Deciding on Breast Reconstruction Surgery
Melanie found out she was sick on May 31 of 2012. She had double mastectomy two weeks later.
“Dr. Lewis–the oncologist–I don’t know if you’ve met him, but he is a precious soul. He is sweet and he’s aggressive and that’s what I wanted.”
Melanie reports that she was naturally a full C-cup, but by the time she had surgery, her breast was almost a double-D. “As large as the tumor was,” she says, “there was a possibility of it scooting over to the other side and, really, deep in my gut, I didn’t want to think about having to go through all of that again.”
“I did cry a lot because I nursed my babies… I cried thinking I’m going to lose those and I gave my children life…”
Melanie is a waitress here in Savannah, and she’s not shy about showing a little cleavage. She was certain that she wanted breast reconstruction surgery, and the DIEP flap is today regarded as the “gold standard” in reconstructive care for women following a mastectomy. During the multi-stage procedure, a skilled surgeon creates a “living” breast, borrowing skin and fat from the patient’s own abdomen. The result is a new breast that both looks and feels real. In Melanie’s case, she opted for implants as well.
Melanie endured a year and a half of chemotherapy. In October of 2013, as she puts it, Dr. Cannon performed “the tummy tuck” and then, following her course of radiation treatment, she got her implants.
“As soon as the radiation was over, I was like need my boobies need my boobies need my boobies, I’m like, I need my girls back! and Dr. Cannon told Corey, he said, ‘She meant business about those boobs!’”
Recovering from Diep Flap Breast Reconstruction Surgery
Following DIEP Flap breast reconstruction surgery, Melanie was in the ICU for six days.
“I took my son trick or treating three days after I got out of the ICU, because I just cannot miss anything. That is me like, OH MY GOD…”

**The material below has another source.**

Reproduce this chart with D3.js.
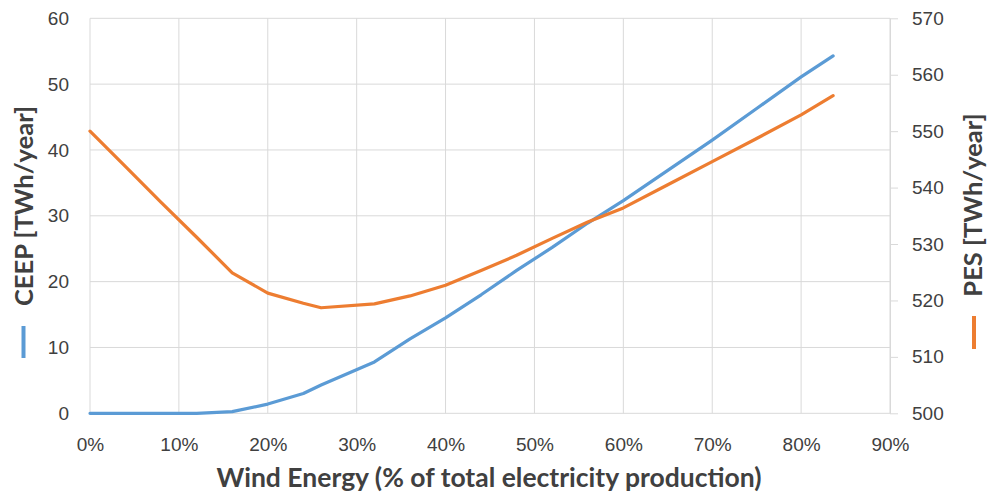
<!DOCTYPE html>
<html>
<head>
<meta charset="utf-8">
<script src="https://cdn.jsdelivr.net/npm/d3@7"></script>
<style>
  html, body { margin: 0; padding: 0; background: #fff; }
  svg { display: block; font-family: Lato, "Open Sans", sans-serif; }
</style>
</head>
<body>
<svg id="chart" width="988" height="495"></svg>
<script>
// Wind share of total electricity production (%)
const windShare = [0, 4, 8, 12, 16, 20, 24, 26, 32, 36, 40, 44, 48, 52, 56, 60, 65, 70, 75, 80, 83.6];
// Critical excess electricity production, TWh/year (left axis)
const ceep = [0, 0, 0, 0, 0.25, 1.4, 3.0, 4.3, 7.8, 11.3, 14.5, 18.0, 21.7, 25.2, 28.9, 32.3, 36.9, 41.5, 46.3, 51.1, 54.3];
// Primary energy supply, TWh/year (right axis)
const pes = [550, 543.7, 537.4, 531.2, 524.9, 521.3, 519.5, 518.7, 519.4, 520.8, 522.7, 525.3, 528.0, 531.0, 533.9, 536.4, 540.5, 544.6, 548.7, 552.9, 556.3];

const xTicks = [0, 10, 20, 30, 40, 50, 60, 70, 80, 90];
const leftTicks = [0, 10, 20, 30, 40, 50, 60];
const rightTicks = [500, 510, 520, 530, 540, 550, 560, 570];

const svg = d3.select("#chart");
const m = { left: 90, right: 890, top: 18.3, bottom: 413.3 };

const x = d3.scaleLinear().domain([0, 90]).range([m.left, m.right]);
const yL = d3.scaleLinear().domain([0, 60]).range([m.bottom, m.top]);
const yR = d3.scaleLinear().domain([500, 570]).range([m.bottom, m.top]);

const gridColor = "#d9d9d9";
const textColor = "#404040";

// Gridlines
const grid = svg.append("g");
grid.selectAll("line.v").data(xTicks).join("line")
  .attr("x1", d => x(d)).attr("x2", d => x(d))
  .attr("y1", m.top).attr("y2", m.bottom)
  .attr("stroke", gridColor).attr("stroke-width", 1);
grid.selectAll("line.h").data(leftTicks).join("line")
  .attr("x1", m.left).attr("x2", m.right)
  .attr("y1", d => yL(d)).attr("y2", d => yL(d))
  .attr("stroke", gridColor).attr("stroke-width", 1);

// Bottom axis
const xAxis = d3.axisBottom(x).tickValues(xTicks).tickFormat(d => d + "%").tickSize(0).tickPadding(24);
const gx = svg.append("g").attr("transform", `translate(0,${m.bottom})`).call(xAxis);
gx.select(".domain").remove();
gx.selectAll("text").attr("fill", textColor).style("font-size", "19px");

// Left axis
const lAxis = d3.axisLeft(yL).tickValues(leftTicks).tickSize(0).tickPadding(21);
const gl = svg.append("g").attr("transform", `translate(${m.left},0)`).call(lAxis);
gl.select(".domain").remove();
gl.selectAll("text").attr("fill", textColor).style("font-size", "19px");

// Right axis
const rAxis = d3.axisRight(yR).tickValues(rightTicks).tickSize(8).tickSizeOuter(0).tickPadding(14);
const gr = svg.append("g").attr("transform", `translate(${m.right},0)`).call(rAxis);
gr.select(".domain").attr("stroke", gridColor);
gr.selectAll(".tick line").attr("stroke", gridColor);
gr.selectAll("text").attr("fill", textColor).style("font-size", "19px");

// Series
const pts = windShare.map((w, i) => ({ w, c: ceep[i], p: pes[i] }));
svg.append("path").datum(pts)
  .attr("fill", "none").attr("stroke", "#5b9bd5").attr("stroke-width", 3.2)
  .attr("stroke-linejoin", "round").attr("stroke-linecap", "round")
  .attr("d", d3.line().x(d => x(d.w)).y(d => yL(d.c)));
svg.append("path").datum(pts)
  .attr("fill", "none").attr("stroke", "#ed7d31").attr("stroke-width", 3.2)
  .attr("stroke-linejoin", "round").attr("stroke-linecap", "round")
  .attr("d", d3.line().x(d => x(d.w)).y(d => yR(d.p)));

// Axis titles
svg.append("text")
  .attr("x", 489).attr("y", 487)
  .attr("text-anchor", "middle")
  .attr("fill", textColor).style("font-size", "26.5px").style("font-weight", "bold")
  .text("Wind Energy (% of total electricity production)");

svg.append("text")
  .attr("transform", "translate(33,206) rotate(-90)")
  .attr("text-anchor", "middle")
  .attr("fill", textColor).style("font-size", "25.5px").style("font-weight", "bold")
  .text("CEEP [TWh/year]");
svg.append("line")
  .attr("x1", 23.5).attr("x2", 23.5).attr("y1", 326).attr("y2", 358)
  .attr("stroke", "#5b9bd5").attr("stroke-width", 4);

svg.append("text")
  .attr("transform", "translate(982,205) rotate(-90)")
  .attr("text-anchor", "middle")
  .attr("fill", textColor).style("font-size", "25.5px").style("font-weight", "bold")
  .text("PES [TWh/year]");
svg.append("line")
  .attr("x1", 974).attr("x2", 974).attr("y1", 316).attr("y2", 349)
  .attr("stroke", "#ed7d31").attr("stroke-width", 4);
</script>
</body>
</html>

Looking back, she is pleased with the results of her breast reconstruction surgery. “I researched breast cancer and I have seen numerous pictures of women with scars and mastectomies, and I will tell you, Dr. Cannon has the best scarring I have seen. He is very meticulous about his stitching and where it goes, and now he’s bought Nancy in and she is just as steady as he is. She does an amazing job, too.”
“He also works with a doctor out of Louisiana, and Dr. St. Hilaire is also very nice, very chill.
“They have a great team going.”
Obviously, it’s been a long road for Melanie and her family, but everyone is now cancer-free. Her son was an inspiration, of course, and thanks to the experience of caring for him, she knew how to educate and advocate for herself every step of the way.
Thinking of others who may be diagnosed with breast cancer, she says, “In a funny way, I feel bad for people who don’t have experience with cancer and chemo, because there is so much on the Internet that is not true. That’s why it is so important to find a doctor you can talk to.”
“That is why I am so grateful for Dr. Cannon.”
“It was just little blessings that fell into place like that, all along the way.”